Как упоминалось, львовяне тогда плохо понимали русский язык. Называли его «какаючим». Когда на этом языке выступал военный, слушатели вежливо молчали, но только по-русски выступать начинал гражданский, как неудовлетворенная аудитория протестуя шумела: «Не понимаем! Говорите с нами на польском или на украинском!»

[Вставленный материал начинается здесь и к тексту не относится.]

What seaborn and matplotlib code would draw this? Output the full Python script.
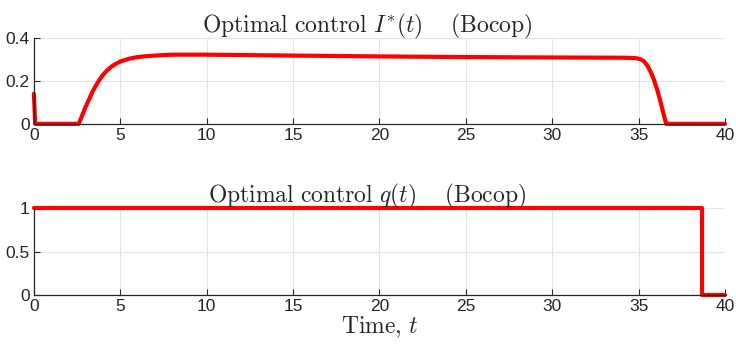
import numpy as np
import pandas as pd
import matplotlib
matplotlib.use('Agg')
import matplotlib.pyplot as plt
import seaborn as sns

# --- data ---
t_I = [0.0, 0.08, 2.6, 2.7, 2.85, 3.0, 3.2, 3.4, 3.6, 3.8, 4.0, 4.25, 4.5, 4.75, 5.0,
       5.5, 6.0, 6.5, 7.0, 8.0, 10.0, 15.0, 20.0, 25.0, 30.0, 34.0, 34.6, 34.9,
       35.1, 35.3, 35.5, 35.7, 35.9, 36.1, 36.3, 36.5, 36.6, 40.0]
I_star = [0.14, 0.0, 0.0, 0.02, 0.05, 0.08, 0.115, 0.15, 0.18, 0.205, 0.228, 0.25,
          0.267, 0.28, 0.29, 0.303, 0.311, 0.315, 0.318, 0.322, 0.322, 0.318, 0.314,
          0.311, 0.309, 0.308, 0.307, 0.305, 0.301, 0.292, 0.272, 0.243, 0.203,
          0.153, 0.093, 0.03, 0.0, 0.0]

t_q = [0.0, 38.65, 38.65, 40.0]
q = [1.0, 1.0, 0.0, 0.0]

top_yticks = [0, 0.2, 0.4]
top_ylabels = ['0', '0.2', '0.4']
bot_yticks = [0, 0.5, 1]
bot_ylabels = ['0', '0.5', '1']
xticks = [0, 5, 10, 15, 20, 25, 30, 35, 40]

sns.set_style('whitegrid')
plt.rcParams['font.family'] = ['Liberation Sans', 'DejaVu Sans']
plt.rcParams['mathtext.fontset'] = 'cm'

fig = plt.figure(figsize=(7.36, 3.45), dpi=100)
ax1 = fig.add_axes([0.046, 0.641, 0.939, 0.249])
ax2 = fig.add_axes([0.046, 0.145, 0.939, 0.252])

df_I = pd.DataFrame({'t': t_I, 'I': I_star})
df_q = pd.DataFrame({'t': t_q, 'q': q})

sns.lineplot(data=df_I, x='t', y='I', ax=ax1, color='red', lw=3,
             estimator=None, sort=False)
sns.lineplot(data=df_q, x='t', y='q', ax=ax2, color='red', lw=3,
             estimator=None, sort=False)

titles = [r'$\mathrm{Optimal\ control}\ I^{*}(t)\quad\ \mathrm{(Bocop)}$',
          r'$\mathrm{Optimal\ control}\ q(t)\quad\ \mathrm{(Bocop)}$']
for ax, yt, yl, title in [(ax1, top_yticks, top_ylabels, titles[0]),
                          (ax2, bot_yticks, bot_ylabels, titles[1])]:
    ax.set_xlim(0, 40)
    ax.set_ylim(yt[0], yt[-1])
    ax.set_xticks(xticks)
    ax.set_yticks(yt)
    ax.set_yticklabels(yl)
    ax.set_xlabel('')
    ax.set_ylabel('')
    ax.set_title(title, fontsize=17, pad=4, x=0.482)
    ax.grid(True, color='#e3e3e3', lw=0.8)
    for s in ['top', 'right']:
        ax.spines[s].set_visible(False)
    for s in ['left', 'bottom']:
        ax.spines[s].set_color('#262626')
        ax.spines[s].set_linewidth(0.9)
    ax.tick_params(direction='in', length=4, width=0.8, color='#262626',
                   labelsize=12.5, labelcolor='#262626', pad=3,
                   left=True, bottom=True)
    for line in ax.get_lines():
        line.set_clip_on(False)

ax2.set_xlabel(r'$\mathrm{Time,}\,t$', fontsize=17, labelpad=0)

fig.savefig('out.png', dpi=100)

Сам митинг делился на две части: политическую и художественную. В нудной политической части без конца повторялись те же самые призывы и лозунги в различных вариантах. Начинался митинг с осуждения проклятого капиталистического прошлого под выкрики «Позор Пилсудскому!», а заканчивался пламенным призывом «Да здравствует наш отец Сталин!». Ораторы в нужном месте первыми начинали аплодировать, вынуждая аудиторию повторять аплодисменты за ними. В художественной части, кроме профессиональных, нередко выступали и самодеятельные артисты. Вокальные номера чередовались с поэзией или, как это еще называли, художественной читкой. В репертуаре самодеятельных артистов неизменной популярностью пользовалась «Старая сказка» Леси Украинки. Отрывки из этой поэмы декламировали на каждом митинге. Ударение делалось на таких «грязных» строках:

Мужикі цікаві стали,Чи ті кості білі всюди,Чи блакитна кров прольється,Як проткнути пану груди?[2]

Намек был прозрачным. Чекистский террор уже показал свои когти и вскоре собирался схватить город за горло.

В завершение митинга председательствующий, по установившемуся ритуалу, обращался к публике: «Есть ли какие вопросы?». Однажды я был свидетелем, когда не очень трезвый каменщик из девятого дома нашей улицы сказал, что у него есть вопрос, но не с места, а с трибуны. Его любезно пригласили туда. Он взобрался на трибуну и громким голосом спросил:

— Скажите, когда вас, наконец, «шляк трафыть»?